Shooting with your own crew — full control and credibility, but it means days of planning, gear, and post — not worth it for a single cutaway.
AI clips — a subscription instead of per-clip licenses, generation in minutes, but add time for rejects, color matching, and hiding artifacts.

The real takeaway: AI is not free — the savings on production partly shift into post. It wins where you need a unique, unfilmable shot fast, not where the perfect clip already sits in a stock library.

A concrete pipeline for a 60-second promo

Brief and storyboard (day 1). Break 60 seconds into 12–15 shots. Mark which are camera, which are AI, which are stock. That is a decision, not an improvisation at the edit.
Previz and animatic. Quick AI sketches plus a temp synthetic narration — you test pacing and timing before producing anything.
Production in parallel. Shoot the character on camera; at the same time, generate b-roll and insert shots in Runway/Kling, planning a 3–5x overshoot.
Selection and upscaling. Pick the best AI clips and run them through Topaz to a shared resolution and sharpness with the camera footage.
Rough cut. Assemble the sequence in Premiere via Text-Based Editing, or in CapCut if it is vertical social.
Voice and captions. Final narration (e.g.
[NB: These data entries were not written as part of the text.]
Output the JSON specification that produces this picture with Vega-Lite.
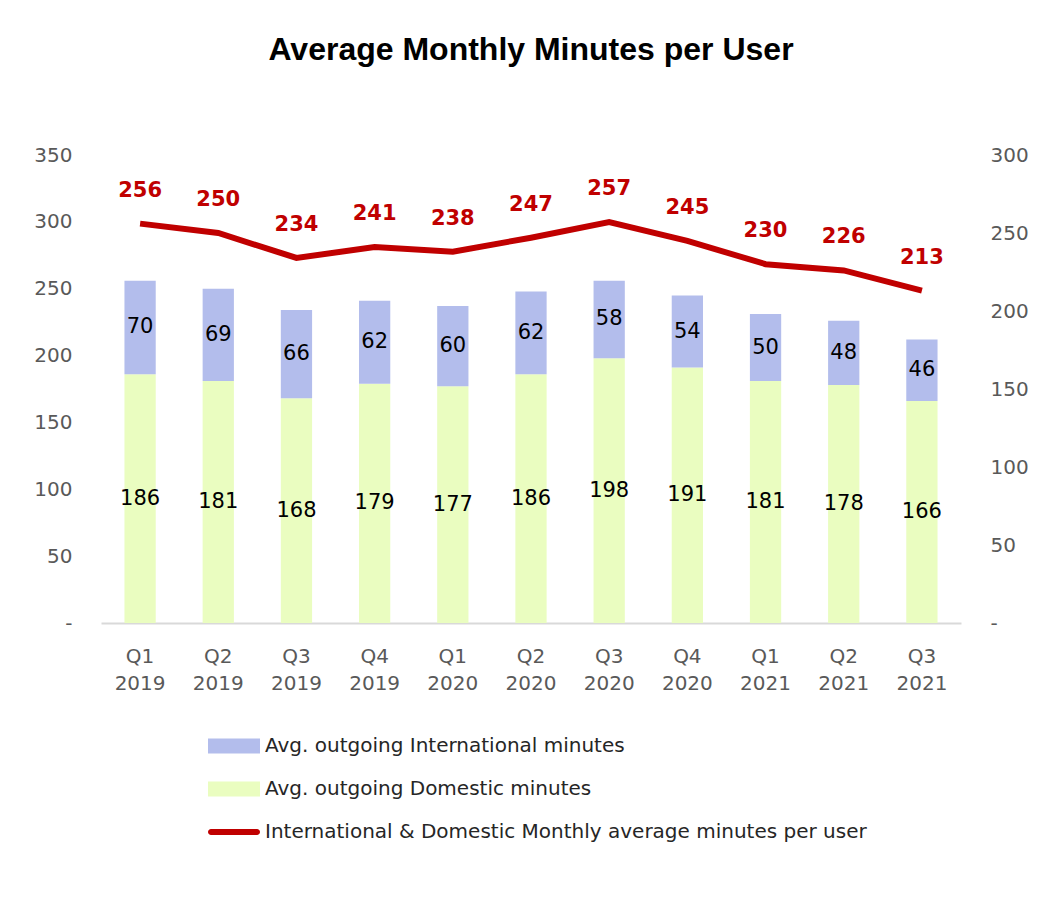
{
  "$schema": "https://vega.github.io/schema/vega-lite/v6.json",
  "width": 860,
  "height": 468,
  "autosize": "none",
  "padding": {"left": 101, "top": 155, "right": 77, "bottom": 276},
  "background": "white",
  "title": {"text": "Average Monthly Minutes per User", "anchor": "middle", "font": "Liberation Sans", "fontSize": 32, "fontWeight": "bold", "color": "#000000", "offset": 78},
  "config": {"view": {"stroke": null}, "font": "DejaVu Sans"},
  "datasets": {
    "segments": [
      {"quarter": "Q1 2019", "series": "Avg. outgoing Domestic minutes", "value": 186, "ord": 1},
      {"quarter": "Q1 2019", "series": "Avg. outgoing International minutes", "value": 70, "ord": 2},
      {"quarter": "Q2 2019", "series": "Avg. outgoing Domestic minutes", "value": 181, "ord": 1},
      {"quarter": "Q2 2019", "series": "Avg. outgoing International minutes", "value": 69, "ord": 2},
      {"quarter": "Q3 2019", "series": "Avg. outgoing Domestic minutes", "value": 168, "ord": 1},
      {"quarter": "Q3 2019", "series": "Avg. outgoing International minutes", "value": 66, "ord": 2},
      {"quarter": "Q4 2019", "series": "Avg. outgoing Domestic minutes", "value": 179, "ord": 1},
      {"quarter": "Q4 2019", "series": "Avg. outgoing International minutes", "value": 62, "ord": 2},
      {"quarter": "Q1 2020", "series": "Avg. outgoing Domestic minutes", "value": 177, "ord": 1},
      {"quarter": "Q1 2020", "series": "Avg. outgoing International minutes", "value": 60, "ord": 2},
      {"quarter": "Q2 2020", "series": "Avg. outgoing Domestic minutes", "value": 186, "ord": 1},
      {"quarter": "Q2 2020", "series": "Avg. outgoing International minutes", "value": 62, "ord": 2},
      {"quarter": "Q3 2020", "series": "Avg. outgoing Domestic minutes", "value": 198, "ord": 1},
      {"quarter": "Q3 2020", "series": "Avg. outgoing International minutes", "value": 58, "ord": 2},
      {"quarter": "Q4 2020", "series": "Avg. outgoing Domestic minutes", "value": 191, "ord": 1},
      {"quarter": "Q4 2020", "series": "Avg. outgoing International minutes", "value": 54, "ord": 2},
      {"quarter": "Q1 2021", "series": "Avg. outgoing Domestic minutes", "value": 181, "ord": 1},
      {"quarter": "Q1 2021", "series": "Avg. outgoing International minutes", "value": 50, "ord": 2},
      {"quarter": "Q2 2021", "series": "Avg. outgoing Domestic minutes", "value": 178, "ord": 1},
      {"quarter": "Q2 2021", "series": "Avg. outgoing International minutes", "value": 48, "ord": 2},
      {"quarter": "Q3 2021", "series": "Avg. outgoing Domestic minutes", "value": 166, "ord": 1},
      {"quarter": "Q3 2021", "series": "Avg. outgoing International minutes", "value": 46, "ord": 2}
    ],
    "totals": [
      {"quarter": "Q1 2019", "total": 256},
      {"quarter": "Q2 2019", "total": 250},
      {"quarter": "Q3 2019", "total": 234},
      {"quarter": "Q4 2019", "total": 241},
      {"quarter": "Q1 2020", "total": 238},
      {"quarter": "Q2 2020", "total": 247},
      {"quarter": "Q3 2020", "total": 257},
      {"quarter": "Q4 2020", "total": 245},
      {"quarter": "Q1 2021", "total": 230},
      {"quarter": "Q2 2021", "total": 226},
      {"quarter": "Q3 2021", "total": 213}
    ]
  },
  "encoding": {
    "x": {
      "field": "quarter", "type": "nominal", "sort": null,
      "scale": {"paddingInner": 0.6, "paddingOuter": 0.3},
      "axis": {"title": null, "labelAngle": 0, "ticks": false, "domain": true, "domainColor": "#D9D9D9", "domainWidth": 2, "labelColor": "#595959", "labelFontSize": 20, "labelPadding": 23, "labelLineHeight": 27, "labelExpr": "split(datum.label, ' ')", "grid": false}
    }
  },
  "layer": [
    {
      "data": {"name": "segments"},
      "transform": [
        {"stack": "value", "groupby": ["quarter"], "sort": [{"field": "ord", "order": "ascending"}], "as": ["v0", "v1"]},
        {"calculate": "(datum.v0 + datum.v1) / 2", "as": "mid"}
      ],
      "layer": [
        {
          "mark": {"type": "bar"},
          "encoding": {
            "y": {"field": "v1", "type": "quantitative", "scale": {"domain": [0, 350], "nice": false},
              "axis": {"title": null, "orient": "left", "values": [0, 50, 100, 150, 200, 250, 300, 350], "grid": false, "domain": false, "ticks": false, "labelPadding": 29, "labelFontSize": 20, "labelColor": "#595959", "labelExpr": "datum.value == 0 ? '-\u00a0\u00a0' : datum.label"}},
            "y2": {"field": "v0"},
            "color": {
              "field": "series", "type": "nominal",
              "scale": {"domain": ["Avg. outgoing International minutes", "Avg. outgoing Domestic minutes", "International & Domestic Monthly average minutes per user"], "range": ["#B3BDEC", "#EAFDC0", "#C00000"]},
              "legend": {
                "orient": "none", "legendX": 107, "legendY": 581, "direction": "vertical", "title": null,
                "padding": 0, "labelFontSize": 20, "labelColor": "#262626", "labelLimit": 0, "symbolSize": 400, "labelOffset": 37,
                "rowPadding": 23, "symbolStrokeWidth": 0, "symbolOpacity": 1,
                "encode": {"symbols": {"update": {"shape": {"signal": "datum.value == 'International & Domestic Monthly average minutes per user' ? 'M-0.7,-0.3H3.9A0.3,0.3,0,0,1,3.9,0.3H-0.7A0.3,0.3,0,0,1,-0.7,-0.3Z' : 'M-1,-0.75H4.2V0.75H-1Z'"}, "strokeWidth": {"value": 0}}}}
              }
            }
          }
        },
        {
          "mark": {"type": "text", "fontSize": 21, "color": "#000000"},
          "encoding": {
            "y": {"field": "mid", "type": "quantitative"},
            "text": {"field": "value", "type": "quantitative"}
          }
        }
      ]
    },
    {
      "data": {"name": "totals"},
      "layer": [
        {
          "mark": {"type": "line", "color": "#C00000", "strokeWidth": 6},
          "encoding": {
            "y": {"field": "total", "type": "quantitative", "scale": {"domain": [0, 300], "nice": false},
              "axis": {"title": null, "orient": "right", "values": [0, 50, 100, 150, 200, 250, 300], "grid": false, "domain": false, "ticks": false, "labelPadding": 29, "labelFontSize": 20, "labelColor": "#595959", "labelExpr": "datum.value == 0 ? '-' : datum.label"}}
          }
        },
        {
          "mark": {"type": "text", "fontSize": 21, "fontWeight": "bold", "color": "#C00000", "dy": -33},
          "encoding": {
            "y": {"field": "total", "type": "quantitative"},
            "text": {"field": "total", "type": "quantitative"}
          }
        }
      ]
    }
  ],
  "resolve": {"scale": {"y": "independent"}}
}
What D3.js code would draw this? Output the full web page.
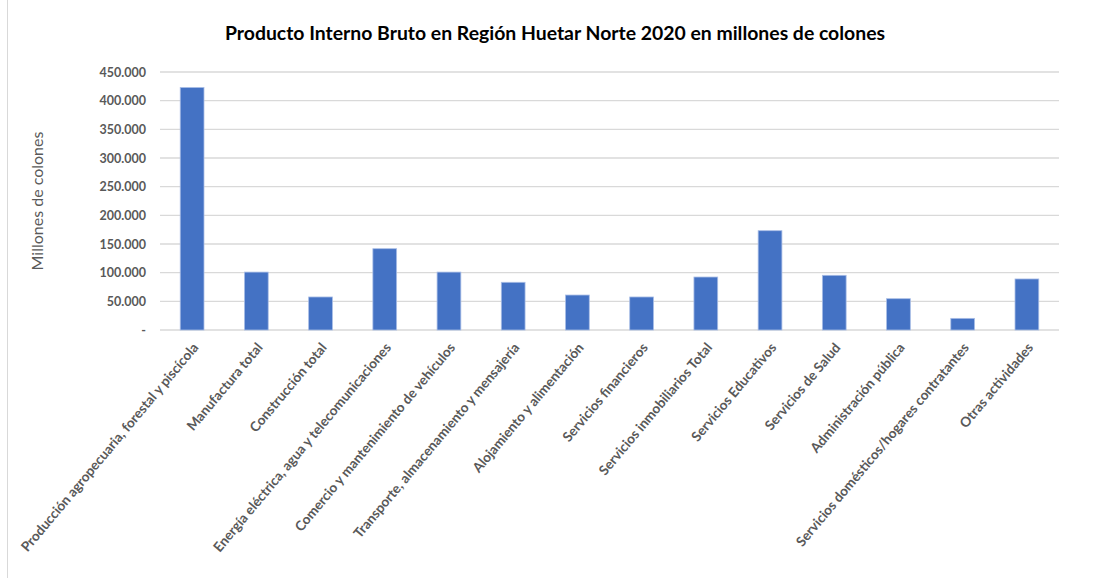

ElevenLabs), auto-transcription, manual fixes to timing and proper nouns.
Color in Resolve. Match AI clips to the camera, lay a shared look, add grain and a vignette so everything is from one world.
Mix and master. Balance narration, music, and effects, then render versions per channel (16:9, 9:16, 1:1).

Realistically this pipeline closes in 2–4 days of one person, instead of a week with a full shoot crew — provided the character and product are planned around AI’s strong and weak points, not the other way round.

TL;DR

AI video is a tool for inserts, backgrounds, and cutaways, not for a talking head for a full minute. Generate b-roll with overshoot, upscale with Topaz at the end, use synthetic narration for versions and pickups, assemble in CapCut/Premiere, and do color plus matching AI clips to the camera in Resolve. Hide inconsistent characters with fast cuts and faceless framing. The time saving is real, but it partly shifts into post — AI wins on unique shots you cannot buy in stock.